## DATA SEGMENT
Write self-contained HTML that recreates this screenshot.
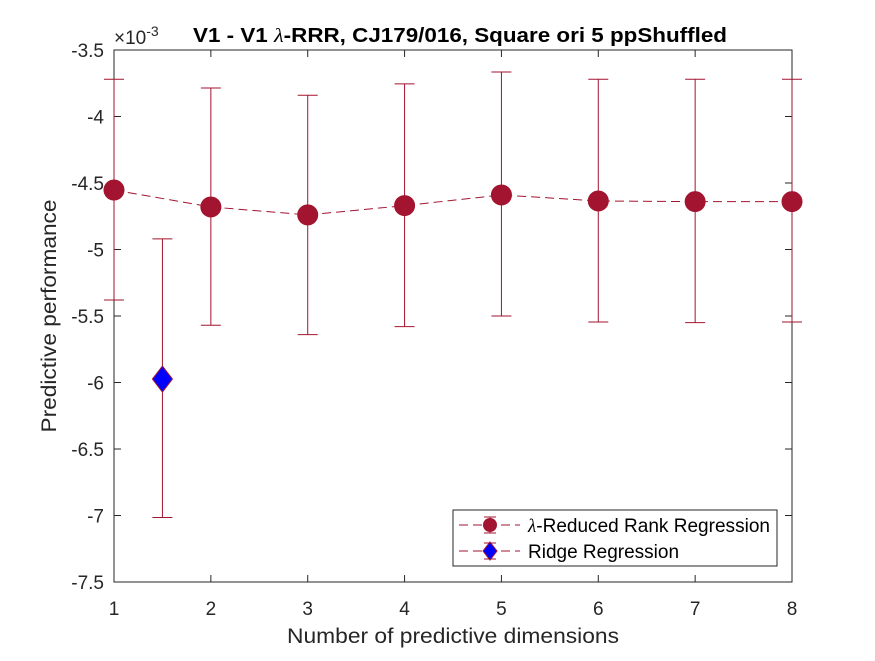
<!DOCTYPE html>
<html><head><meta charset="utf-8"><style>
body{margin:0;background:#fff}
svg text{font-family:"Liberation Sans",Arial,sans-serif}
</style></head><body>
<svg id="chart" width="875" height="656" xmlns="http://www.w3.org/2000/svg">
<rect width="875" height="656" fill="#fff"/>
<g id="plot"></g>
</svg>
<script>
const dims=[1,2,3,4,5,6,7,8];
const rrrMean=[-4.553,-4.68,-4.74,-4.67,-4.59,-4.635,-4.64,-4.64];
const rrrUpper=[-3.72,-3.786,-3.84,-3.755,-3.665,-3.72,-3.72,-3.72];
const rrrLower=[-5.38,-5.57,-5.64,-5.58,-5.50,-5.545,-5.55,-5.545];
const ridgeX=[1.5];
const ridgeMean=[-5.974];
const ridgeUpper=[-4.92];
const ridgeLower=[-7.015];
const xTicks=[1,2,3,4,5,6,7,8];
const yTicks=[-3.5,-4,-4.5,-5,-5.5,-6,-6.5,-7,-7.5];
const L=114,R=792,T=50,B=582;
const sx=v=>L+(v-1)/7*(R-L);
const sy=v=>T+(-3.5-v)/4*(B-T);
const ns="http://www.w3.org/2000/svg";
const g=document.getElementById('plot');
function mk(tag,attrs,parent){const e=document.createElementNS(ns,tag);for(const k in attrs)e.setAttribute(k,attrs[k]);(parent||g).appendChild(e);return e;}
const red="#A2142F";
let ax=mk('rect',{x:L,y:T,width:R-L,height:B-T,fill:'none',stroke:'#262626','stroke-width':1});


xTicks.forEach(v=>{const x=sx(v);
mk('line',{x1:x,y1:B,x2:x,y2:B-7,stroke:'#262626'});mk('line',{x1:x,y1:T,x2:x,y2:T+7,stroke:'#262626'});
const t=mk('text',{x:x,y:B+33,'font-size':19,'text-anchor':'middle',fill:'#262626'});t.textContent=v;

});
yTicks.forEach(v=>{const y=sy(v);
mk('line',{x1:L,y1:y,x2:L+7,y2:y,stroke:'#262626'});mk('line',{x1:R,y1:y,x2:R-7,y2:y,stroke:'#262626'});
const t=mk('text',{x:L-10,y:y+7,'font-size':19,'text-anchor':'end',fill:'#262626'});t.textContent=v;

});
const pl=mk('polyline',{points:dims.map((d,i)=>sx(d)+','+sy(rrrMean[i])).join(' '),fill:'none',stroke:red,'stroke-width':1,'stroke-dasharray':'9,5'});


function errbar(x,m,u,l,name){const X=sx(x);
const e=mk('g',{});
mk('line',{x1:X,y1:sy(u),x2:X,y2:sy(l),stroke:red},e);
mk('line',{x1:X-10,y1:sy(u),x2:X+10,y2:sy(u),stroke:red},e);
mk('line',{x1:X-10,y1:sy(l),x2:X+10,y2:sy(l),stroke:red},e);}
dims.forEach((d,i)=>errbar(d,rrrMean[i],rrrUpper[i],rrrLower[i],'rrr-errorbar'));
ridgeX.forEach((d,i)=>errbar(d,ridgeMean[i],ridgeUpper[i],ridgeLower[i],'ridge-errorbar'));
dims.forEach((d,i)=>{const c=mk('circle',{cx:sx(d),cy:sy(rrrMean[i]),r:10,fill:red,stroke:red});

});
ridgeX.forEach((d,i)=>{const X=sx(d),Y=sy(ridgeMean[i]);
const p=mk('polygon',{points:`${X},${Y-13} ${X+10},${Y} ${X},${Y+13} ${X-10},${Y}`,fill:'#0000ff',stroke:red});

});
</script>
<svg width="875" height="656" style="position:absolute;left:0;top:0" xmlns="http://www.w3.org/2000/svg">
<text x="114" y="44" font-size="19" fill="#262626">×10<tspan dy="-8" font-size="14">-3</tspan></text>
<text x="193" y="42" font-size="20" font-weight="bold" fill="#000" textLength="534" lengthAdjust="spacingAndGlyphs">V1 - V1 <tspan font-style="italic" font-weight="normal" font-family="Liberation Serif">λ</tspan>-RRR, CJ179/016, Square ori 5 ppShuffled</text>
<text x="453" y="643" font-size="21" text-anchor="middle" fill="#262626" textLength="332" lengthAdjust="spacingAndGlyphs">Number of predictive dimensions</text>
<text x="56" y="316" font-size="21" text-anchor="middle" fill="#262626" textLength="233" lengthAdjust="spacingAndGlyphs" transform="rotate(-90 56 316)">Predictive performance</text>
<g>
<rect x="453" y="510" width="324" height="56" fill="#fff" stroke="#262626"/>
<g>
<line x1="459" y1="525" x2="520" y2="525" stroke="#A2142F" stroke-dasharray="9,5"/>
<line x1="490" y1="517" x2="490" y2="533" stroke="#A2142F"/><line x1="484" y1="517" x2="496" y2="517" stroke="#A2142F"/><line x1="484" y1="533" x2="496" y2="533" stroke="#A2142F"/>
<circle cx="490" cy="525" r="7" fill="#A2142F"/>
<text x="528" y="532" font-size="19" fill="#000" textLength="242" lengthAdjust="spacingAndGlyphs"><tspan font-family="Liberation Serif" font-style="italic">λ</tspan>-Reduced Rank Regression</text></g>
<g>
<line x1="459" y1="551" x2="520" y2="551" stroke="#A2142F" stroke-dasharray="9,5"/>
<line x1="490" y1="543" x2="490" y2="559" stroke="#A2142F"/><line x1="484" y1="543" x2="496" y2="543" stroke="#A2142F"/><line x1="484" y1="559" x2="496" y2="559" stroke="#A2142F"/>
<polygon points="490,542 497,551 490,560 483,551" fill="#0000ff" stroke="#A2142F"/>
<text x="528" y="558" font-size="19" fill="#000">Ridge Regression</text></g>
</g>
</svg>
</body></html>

## TASK DETAILS
Transcribe the listing in full and omit the pictures.

## EXERCISE OUTPUT
Write self-contained HTML that recreates this screenshot.
<!DOCTYPE html>
<html><head><meta charset="utf-8"><style>
body{margin:0;background:#fff}
svg text{font-family:"Liberation Sans",Arial,sans-serif}
</style></head><body>
<svg id="chart" width="875" height="656" xmlns="http://www.w3.org/2000/svg">
<rect width="875" height="656" fill="#fff"/>
<g id="plot"></g>
</svg>
<script>
const dims=[1,2,3,4,5,6,7,8];
const rrrMean=[-4.553,-4.68,-4.74,-4.67,-4.59,-4.635,-4.64,-4.64];
const rrrUpper=[-3.72,-3.786,-3.84,-3.755,-3.665,-3.72,-3.72,-3.72];
const rrrLower=[-5.38,-5.57,-5.64,-5.58,-5.50,-5.545,-5.55,-5.545];
const ridgeX=[1.5];
const ridgeMean=[-5.974];
const ridgeUpper=[-4.92];
const ridgeLower=[-7.015];
const xTicks=[1,2,3,4,5,6,7,8];
const yTicks=[-3.5,-4,-4.5,-5,-5.5,-6,-6.5,-7,-7.5];
const L=114,R=792,T=50,B=582;
const sx=v=>L+(v-1)/7*(R-L);
const sy=v=>T+(-3.5-v)/4*(B-T);
const ns="http://www.w3.org/2000/svg";
const g=document.getElementById('plot');
function mk(tag,attrs,parent){const e=document.createElementNS(ns,tag);for(const k in attrs)e.setAttribute(k,attrs[k]);(parent||g).appendChild(e);return e;}
const red="#A2142F";
let ax=mk('rect',{x:L,y:T,width:R-L,height:B-T,fill:'none',stroke:'#262626','stroke-width':1});


xTicks.forEach(v=>{const x=sx(v);
mk('line',{x1:x,y1:B,x2:x,y2:B-7,stroke:'#262626'});mk('line',{x1:x,y1:T,x2:x,y2:T+7,stroke:'#262626'});
const t=mk('text',{x:x,y:B+33,'font-size':19,'text-anchor':'middle',fill:'#262626'});t.textContent=v;

});
yTicks.forEach(v=>{const y=sy(v);
mk('line',{x1:L,y1:y,x2:L+7,y2:y,stroke:'#262626'});mk('line',{x1:R,y1:y,x2:R-7,y2:y,stroke:'#262626'});
const t=mk('text',{x:L-10,y:y+7,'font-size':19,'text-anchor':'end',fill:'#262626'});t.textContent=v;

});
const pl=mk('polyline',{points:dims.map((d,i)=>sx(d)+','+sy(rrrMean[i])).join(' '),fill:'none',stroke:red,'stroke-width':1,'stroke-dasharray':'9,5'});


function errbar(x,m,u,l,name){const X=sx(x);
const e=mk('g',{});
mk('line',{x1:X,y1:sy(u),x2:X,y2:sy(l),stroke:red},e);
mk('line',{x1:X-10,y1:sy(u),x2:X+10,y2:sy(u),stroke:red},e);
mk('line',{x1:X-10,y1:sy(l),x2:X+10,y2:sy(l),stroke:red},e);}
dims.forEach((d,i)=>errbar(d,rrrMean[i],rrrUpper[i],rrrLower[i],'rrr-errorbar'));
ridgeX.forEach((d,i)=>errbar(d,ridgeMean[i],ridgeUpper[i],ridgeLower[i],'ridge-errorbar'));
dims.forEach((d,i)=>{const c=mk('circle',{cx:sx(d),cy:sy(rrrMean[i]),r:10,fill:red,stroke:red});

});
ridgeX.forEach((d,i)=>{const X=sx(d),Y=sy(ridgeMean[i]);
const p=mk('polygon',{points:`${X},${Y-13} ${X+10},${Y} ${X},${Y+13} ${X-10},${Y}`,fill:'#0000ff',stroke:red});

});
</script>
<svg width="875" height="656" style="position:absolute;left:0;top:0" xmlns="http://www.w3.org/2000/svg">
<text x="114" y="44" font-size="19" fill="#262626">×10<tspan dy="-8" font-size="14">-3</tspan></text>
<text x="193" y="42" font-size="20" font-weight="bold" fill="#000" textLength="534" lengthAdjust="spacingAndGlyphs">V1 - V1 <tspan font-style="italic" font-weight="normal" font-family="Liberation Serif">λ</tspan>-RRR, CJ179/016, Square ori 5 ppShuffled</text>
<text x="453" y="643" font-size="21" text-anchor="middle" fill="#262626" textLength="332" lengthAdjust="spacingAndGlyphs">Number of predictive dimensions</text>
<text x="56" y="316" font-size="21" text-anchor="middle" fill="#262626" textLength="233" lengthAdjust="spacingAndGlyphs" transform="rotate(-90 56 316)">Predictive performance</text>
<g>
<rect x="453" y="510" width="324" height="56" fill="#fff" stroke="#262626"/>
<g>
<line x1="459" y1="525" x2="520" y2="525" stroke="#A2142F" stroke-dasharray="9,5"/>
<line x1="490" y1="517" x2="490" y2="533" stroke="#A2142F"/><line x1="484" y1="517" x2="496" y2="517" stroke="#A2142F"/><line x1="484" y1="533" x2="496" y2="533" stroke="#A2142F"/>
<circle cx="490" cy="525" r="7" fill="#A2142F"/>
<text x="528" y="532" font-size="19" fill="#000" textLength="242" lengthAdjust="spacingAndGlyphs"><tspan font-family="Liberation Serif" font-style="italic">λ</tspan>-Reduced Rank Regression</text></g>
<g>
<line x1="459" y1="551" x2="520" y2="551" stroke="#A2142F" stroke-dasharray="9,5"/>
<line x1="490" y1="543" x2="490" y2="559" stroke="#A2142F"/><line x1="484" y1="543" x2="496" y2="543" stroke="#A2142F"/><line x1="484" y1="559" x2="496" y2="559" stroke="#A2142F"/>
<polygon points="490,542 497,551 490,560 483,551" fill="#0000ff" stroke="#A2142F"/>
<text x="528" y="558" font-size="19" fill="#000">Ridge Regression</text></g>
</g>
</svg>
</body></html>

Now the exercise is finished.